Second, you could argue that sorting by IQ isn’t a great way to select a governing elite – that the very experience of early selection has a negative impact on character, and that the sharp narrowing of our rising elite’s life experience materially harms their ability to do their job well, which is to say: to govern our democracy. I agree with this argument as well – and the best evidence is the astonishing takeover of our elite universities by the financial services industry.

These are both arguments about how meritocracy doesn’t work perfectly in practice on its own terms, and I think they are important arguments to make.

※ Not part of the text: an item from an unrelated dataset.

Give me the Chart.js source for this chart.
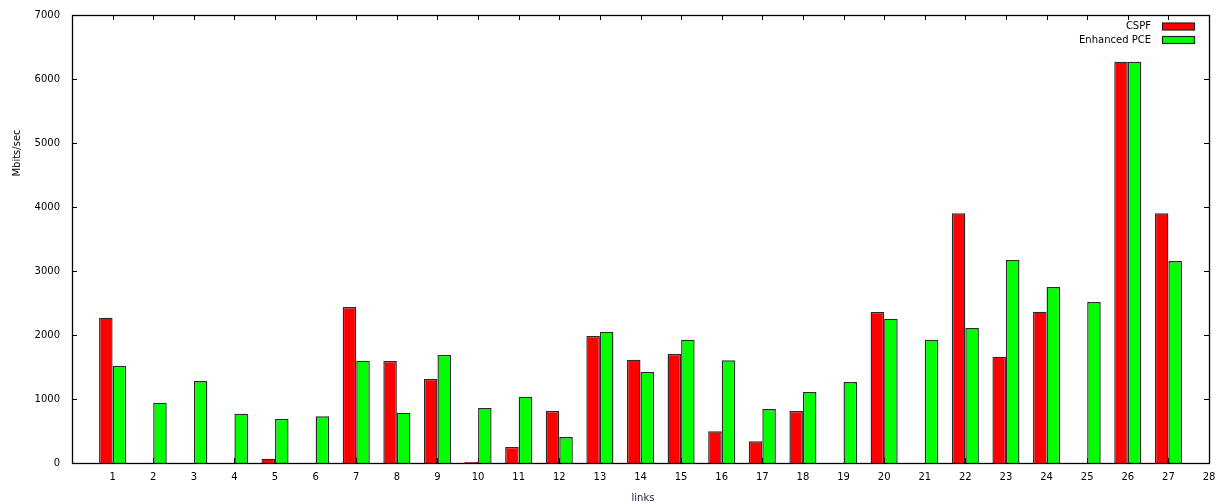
<!DOCTYPE html>
<html>
<head>
<meta charset="utf-8">
<script src="https://cdn.jsdelivr.net/npm/chart.js@4/dist/chart.umd.min.js"></script>
<style>
html,body{margin:0;padding:0;background:#fff;}
#wrap{width:1217px;height:504px;position:relative;}
</style>
</head>
<body>
<div id="wrap"><canvas id="c" width="1217" height="504"></canvas></div>
<script>
const links = [1,2,3,4,5,6,7,8,9,10,11,12,13,14,15,16,17,18,19,20,21,22,23,24,25,26,27];
const cspf = [2270,null,null,null,68,null,2437,1594,1313,15,250,812,1984,1615,1703,495,339,812,null,2359,null,3901,1661,2365,null,6271,3901];
const enhancedPce = [1520,942,1281,771,688,729,1599,786,1688,859,1036,406,2052,1422,1927,1604,844,1109,1266,2255,1927,2109,3172,2750,2516,6271,3156];
const seriesNames = ['CSPF','Enhanced PCE'];
const xTicks = [1,2,3,4,5,6,7,8,9,10,11,12,13,14,15,16,17,18,19,20,21,22,23,24,25,26,27,28];
const yTicks = [0,1000,2000,3000,4000,5000,6000,7000];
const xTitle = 'links';
const yTitle = 'Mbits/sec';

const FONT = 'DejaVu Sans';
Chart.defaults.font.family = FONT;
Chart.defaults.font.size = 10;
Chart.defaults.color = '#000';

function pts(vals){ return links.map((l,i)=>({x:l,y:vals[i]})); }

const frame = {
  id:'frame',
  beforeDatasetsDraw(chart){
    const {ctx, chartArea:a, scales:{x,y}} = chart;
    ctx.save();
    ctx.strokeStyle='#000'; ctx.lineWidth=1;
    ctx.beginPath();
    xTicks.forEach(v=>{
      const px=Math.round(x.getPixelForValue(v))+0.5;
      ctx.moveTo(px,a.top); ctx.lineTo(px,a.top+5);
      ctx.moveTo(px,a.bottom); ctx.lineTo(px,a.bottom-5);
    });
    yTicks.forEach(v=>{
      const py=Math.round(y.getPixelForValue(v))+0.5;
      ctx.moveTo(a.left,py); ctx.lineTo(a.left+5,py);
      ctx.moveTo(a.right,py); ctx.lineTo(a.right-5,py);
    });
    ctx.stroke();
    ctx.restore();
  },
  afterDatasetsDraw(chart){
    const {ctx, chartArea:a} = chart;
    ctx.save();
    ctx.strokeStyle='#000'; ctx.lineWidth=1.3;
    ctx.strokeRect(Math.round(a.left)+0.5, Math.round(a.top)+0.5, Math.round(a.right-a.left), Math.round(a.bottom-a.top));
    ctx.font = '10px '+FONT;
    ctx.fillStyle='#1a1a40'; ctx.textAlign='center'; ctx.textBaseline='middle';
    ctx.fillText(xTitle, 643, 498);
    ctx.save();
    ctx.translate(17,153); ctx.rotate(-Math.PI/2);
    ctx.fillStyle='#000';
    ctx.fillText(yTitle, 0, 0);
    ctx.restore();
    ctx.textAlign='right'; ctx.textBaseline='middle';
    const rows=[26.5,40];
    chart.data.datasets.forEach((ds,i)=>{
      const ry=rows[i];
      ctx.fillStyle='#000';
      ctx.fillText(ds.label, 1151, ry);
      ctx.fillStyle=ds.backgroundColor;
      ctx.fillRect(1162, ry-3.5, 32, 7);
      ctx.lineWidth=1.2; ctx.strokeStyle='#222';
      ctx.strokeRect(1162.5, ry-3.5, 32, 7);
    });
    ctx.restore();
  }
};

new Chart(document.getElementById('c'), {
  type:'bar',
  data:{
    datasets:[
      {label:seriesNames[0], data:pts(cspf), backgroundColor:'#ff0000', borderColor:'#2a2a2a', borderWidth:1.4, borderSkipped:'bottom', categoryPercentage:2/3, barPercentage:1},
      {label:seriesNames[1], data:pts(enhancedPce), backgroundColor:'#00ff00', borderColor:'#2a2a2a', borderWidth:1.4, borderSkipped:'bottom', categoryPercentage:2/3, barPercentage:1}
    ]
  },
  options:{
    responsive:false, animation:false,
    layout:{padding:{top:15,right:8,left:0,bottom:0}},
    plugins:{legend:{display:false}, tooltip:{enabled:false}},
    scales:{
      x:{
        type:'linear', min:0, max:28, offset:false,
        grid:{display:false, drawTicks:false}, border:{display:false},
        afterBuildTicks(s){ s.ticks = xTicks.map(v=>({value:v})); },
        afterFit(s){ s.height = 41; s.paddingLeft = 0; s.paddingRight = 0; },
        ticks:{padding:8, maxRotation:0, autoSkip:false, color:'#000', callback:(v)=>String(v)}
      },
      y:{
        min:0, max:7000,
        grid:{display:false, drawTicks:false}, border:{display:false},
        afterBuildTicks(s){ s.ticks = yTicks.map(v=>({value:v})); },
        afterFit(s){ s.width = 72; s.paddingTop = 0; s.paddingBottom = 0; },
        ticks:{padding:12, color:'#000', callback:(v)=>String(v)}
      }
    }
  },
  plugins:[frame]
});
</script>
</body>
</html>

We want the doors to the elite to remain open to true merit, from whatever source; we want our elites to understand the country as a whole, and feel a responsibility to it commensurate with their power to shape it’s destiny, and not just feel that since they have great “merit” they deserve great reward.

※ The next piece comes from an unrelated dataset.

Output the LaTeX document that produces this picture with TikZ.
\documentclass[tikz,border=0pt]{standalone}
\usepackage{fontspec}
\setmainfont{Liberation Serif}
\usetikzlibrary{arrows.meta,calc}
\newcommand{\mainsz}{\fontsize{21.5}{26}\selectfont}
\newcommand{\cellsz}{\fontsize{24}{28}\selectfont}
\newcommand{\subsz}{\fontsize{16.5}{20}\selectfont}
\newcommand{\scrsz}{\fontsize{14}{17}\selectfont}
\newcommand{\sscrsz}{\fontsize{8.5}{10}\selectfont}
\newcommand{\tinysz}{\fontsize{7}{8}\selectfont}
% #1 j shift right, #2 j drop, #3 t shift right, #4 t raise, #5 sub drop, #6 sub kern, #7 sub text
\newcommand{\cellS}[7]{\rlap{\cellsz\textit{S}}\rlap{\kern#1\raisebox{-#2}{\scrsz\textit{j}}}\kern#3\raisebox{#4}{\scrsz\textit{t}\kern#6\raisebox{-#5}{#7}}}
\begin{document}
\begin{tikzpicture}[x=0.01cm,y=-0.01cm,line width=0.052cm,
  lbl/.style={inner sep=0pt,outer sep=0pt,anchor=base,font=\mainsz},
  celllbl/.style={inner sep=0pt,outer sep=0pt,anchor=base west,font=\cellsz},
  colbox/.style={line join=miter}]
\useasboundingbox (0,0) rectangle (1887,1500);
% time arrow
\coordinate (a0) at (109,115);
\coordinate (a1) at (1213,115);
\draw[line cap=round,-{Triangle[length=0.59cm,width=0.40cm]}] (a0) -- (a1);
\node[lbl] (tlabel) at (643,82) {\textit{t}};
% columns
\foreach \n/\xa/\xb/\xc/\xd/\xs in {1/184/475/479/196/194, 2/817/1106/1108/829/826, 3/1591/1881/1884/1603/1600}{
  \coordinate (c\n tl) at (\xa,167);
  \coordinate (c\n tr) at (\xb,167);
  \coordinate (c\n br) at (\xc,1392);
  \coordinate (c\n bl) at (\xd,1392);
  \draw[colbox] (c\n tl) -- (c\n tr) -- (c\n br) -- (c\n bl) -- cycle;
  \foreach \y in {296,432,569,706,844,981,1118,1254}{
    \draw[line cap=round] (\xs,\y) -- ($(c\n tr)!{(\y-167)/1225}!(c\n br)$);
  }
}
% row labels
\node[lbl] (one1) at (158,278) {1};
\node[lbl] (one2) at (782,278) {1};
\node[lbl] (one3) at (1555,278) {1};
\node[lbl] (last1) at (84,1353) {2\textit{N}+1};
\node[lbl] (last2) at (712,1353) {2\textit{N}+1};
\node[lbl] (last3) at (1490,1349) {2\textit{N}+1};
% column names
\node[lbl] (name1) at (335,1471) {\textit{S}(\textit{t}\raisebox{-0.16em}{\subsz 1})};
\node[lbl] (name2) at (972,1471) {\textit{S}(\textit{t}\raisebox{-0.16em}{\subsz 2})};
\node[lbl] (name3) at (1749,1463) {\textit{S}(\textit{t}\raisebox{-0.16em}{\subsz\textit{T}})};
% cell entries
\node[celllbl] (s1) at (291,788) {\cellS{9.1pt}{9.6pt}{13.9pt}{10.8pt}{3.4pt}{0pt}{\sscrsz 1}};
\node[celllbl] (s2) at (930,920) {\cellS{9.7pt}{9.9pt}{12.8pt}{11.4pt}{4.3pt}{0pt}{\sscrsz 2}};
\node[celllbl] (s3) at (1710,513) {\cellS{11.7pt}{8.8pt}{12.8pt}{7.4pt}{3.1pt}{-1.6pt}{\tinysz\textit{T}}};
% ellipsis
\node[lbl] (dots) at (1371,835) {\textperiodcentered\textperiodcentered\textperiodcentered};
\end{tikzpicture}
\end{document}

But they are not arguments against the principle of meritocracy as such.

A third argument would be that meritocracy as such, however well it works at selecting the “best and brightest” for leadership, is only a partial approach to governing society; that in fact, meritocracy isn’t a parody of democracy, but a new – and, I would argue, better – form of aristocracy. (The word, “meritocracy” originates, after all, in a 1958 satire of Britain’s prospective new aristocracy based on test scores, and its literal meaning is identical to the meaning of “aristocracy” – to whit, “rule by the best.”) And for the health of a republic, this new aristocratic principle needs to be balanced by the democratic principle.

I would agree with this third argument as well – and this is the argument that I tried to make at the end of my last post on this subject.

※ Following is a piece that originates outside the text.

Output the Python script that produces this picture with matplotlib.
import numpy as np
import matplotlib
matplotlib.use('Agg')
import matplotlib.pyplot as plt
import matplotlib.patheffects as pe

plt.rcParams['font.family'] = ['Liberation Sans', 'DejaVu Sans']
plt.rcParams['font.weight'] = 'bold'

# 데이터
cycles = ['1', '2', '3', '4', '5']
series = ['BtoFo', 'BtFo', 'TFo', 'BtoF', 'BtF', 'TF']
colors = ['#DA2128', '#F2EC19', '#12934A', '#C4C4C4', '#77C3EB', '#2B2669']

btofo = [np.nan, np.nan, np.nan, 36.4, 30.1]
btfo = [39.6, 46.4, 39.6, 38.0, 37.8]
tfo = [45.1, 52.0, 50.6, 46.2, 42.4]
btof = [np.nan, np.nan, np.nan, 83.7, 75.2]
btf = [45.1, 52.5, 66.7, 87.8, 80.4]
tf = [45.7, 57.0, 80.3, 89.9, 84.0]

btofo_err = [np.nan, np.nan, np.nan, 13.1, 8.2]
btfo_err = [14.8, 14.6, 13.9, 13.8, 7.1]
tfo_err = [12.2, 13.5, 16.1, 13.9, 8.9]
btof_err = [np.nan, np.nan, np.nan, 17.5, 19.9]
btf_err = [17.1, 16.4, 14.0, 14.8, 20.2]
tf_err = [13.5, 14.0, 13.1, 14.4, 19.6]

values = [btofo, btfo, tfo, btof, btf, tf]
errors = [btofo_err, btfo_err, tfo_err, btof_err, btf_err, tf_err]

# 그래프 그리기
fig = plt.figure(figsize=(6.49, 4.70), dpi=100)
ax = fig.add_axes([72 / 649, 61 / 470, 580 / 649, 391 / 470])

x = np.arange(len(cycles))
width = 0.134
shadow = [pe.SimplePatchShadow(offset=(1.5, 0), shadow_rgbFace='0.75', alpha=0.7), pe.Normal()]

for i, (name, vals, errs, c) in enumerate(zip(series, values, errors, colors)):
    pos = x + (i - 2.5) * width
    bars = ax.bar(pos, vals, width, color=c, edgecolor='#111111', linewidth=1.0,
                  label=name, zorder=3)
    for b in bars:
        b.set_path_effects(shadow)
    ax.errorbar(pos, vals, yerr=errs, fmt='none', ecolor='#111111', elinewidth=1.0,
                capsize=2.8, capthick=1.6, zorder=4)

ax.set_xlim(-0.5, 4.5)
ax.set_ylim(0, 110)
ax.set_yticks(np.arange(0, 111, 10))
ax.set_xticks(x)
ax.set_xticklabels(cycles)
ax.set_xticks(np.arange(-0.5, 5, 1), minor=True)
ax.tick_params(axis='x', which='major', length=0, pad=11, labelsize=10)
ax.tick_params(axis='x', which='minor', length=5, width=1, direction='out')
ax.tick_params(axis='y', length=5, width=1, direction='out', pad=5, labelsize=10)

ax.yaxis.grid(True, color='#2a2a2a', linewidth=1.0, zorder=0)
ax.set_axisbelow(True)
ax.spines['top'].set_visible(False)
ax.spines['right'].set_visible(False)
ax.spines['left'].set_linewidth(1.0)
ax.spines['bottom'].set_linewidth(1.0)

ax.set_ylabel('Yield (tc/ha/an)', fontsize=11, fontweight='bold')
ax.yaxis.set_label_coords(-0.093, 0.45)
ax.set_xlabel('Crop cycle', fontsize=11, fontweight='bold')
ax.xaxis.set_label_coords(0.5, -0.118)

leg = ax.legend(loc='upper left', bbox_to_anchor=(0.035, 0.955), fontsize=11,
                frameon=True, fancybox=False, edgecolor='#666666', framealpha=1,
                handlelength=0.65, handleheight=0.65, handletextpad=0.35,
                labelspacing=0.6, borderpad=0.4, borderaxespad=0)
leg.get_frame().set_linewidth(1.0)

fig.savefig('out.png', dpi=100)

Douthat and I will agree, I think, on many of the policy changes that could help improve the lives of working-class Americans. We both want to shift from payroll to consumption taxes. He favors wage subsidies; I favor a rise in the minimum wage; we both want to bring up wages at the bottom as a policy priority. I think we both favor scaling back or ending the mortgage interest deduction, to end the government subsidy of super-ZIP-dom. I think both left- and right-wing ideas for providing more financial support to families are worth exploring. And so forth.

Where we disagree, I think, is over the kind of politics necessary to achieve these goals – over whether, in a nutshell, right-wing populism is part of the solution or a big part of the problem. He thinks it’s part of the solution. I think it’s part of the problem, because right-wing populism is organized around the principle that class is a distraction, a way of dividing the nation, whereas class is precisely the issue.

As a matter of personal constitution, I’m an anti-populist. I don’t like right-wing populism and I don’t like left-wing populism. But “populism” is what the democratic principle looks like in action – a politics that organizes the people themselves, speaks with the voice of their hearts and looks out for their interests. I can see far enough beyond my own personal prejudices to discern that this principle is weak in America today, and a big reason is that the “party of the people” is resolutely committed to meritocracy (and its corollary, client-service liberalism) while the “grand old party,” historically the party of the elite (and don’t kid yourself, it still is, in economic terms) has parted ways with its one-time pragmatic/reformist wing (and we can debate who left whom all you like; the answer doesn’t matter for my purposes) in favor of full-throated right-wing populism.

It feels very strange to be arguing for the reemergence of a left-wing populist politics, because when and if such a politics emerges I’ll be arguing against it. But I’m increasingly convinced that it’s the essential missing element in dealing with the problems Charles Murray, Ross Douthat, David Frum and I are all concerned about.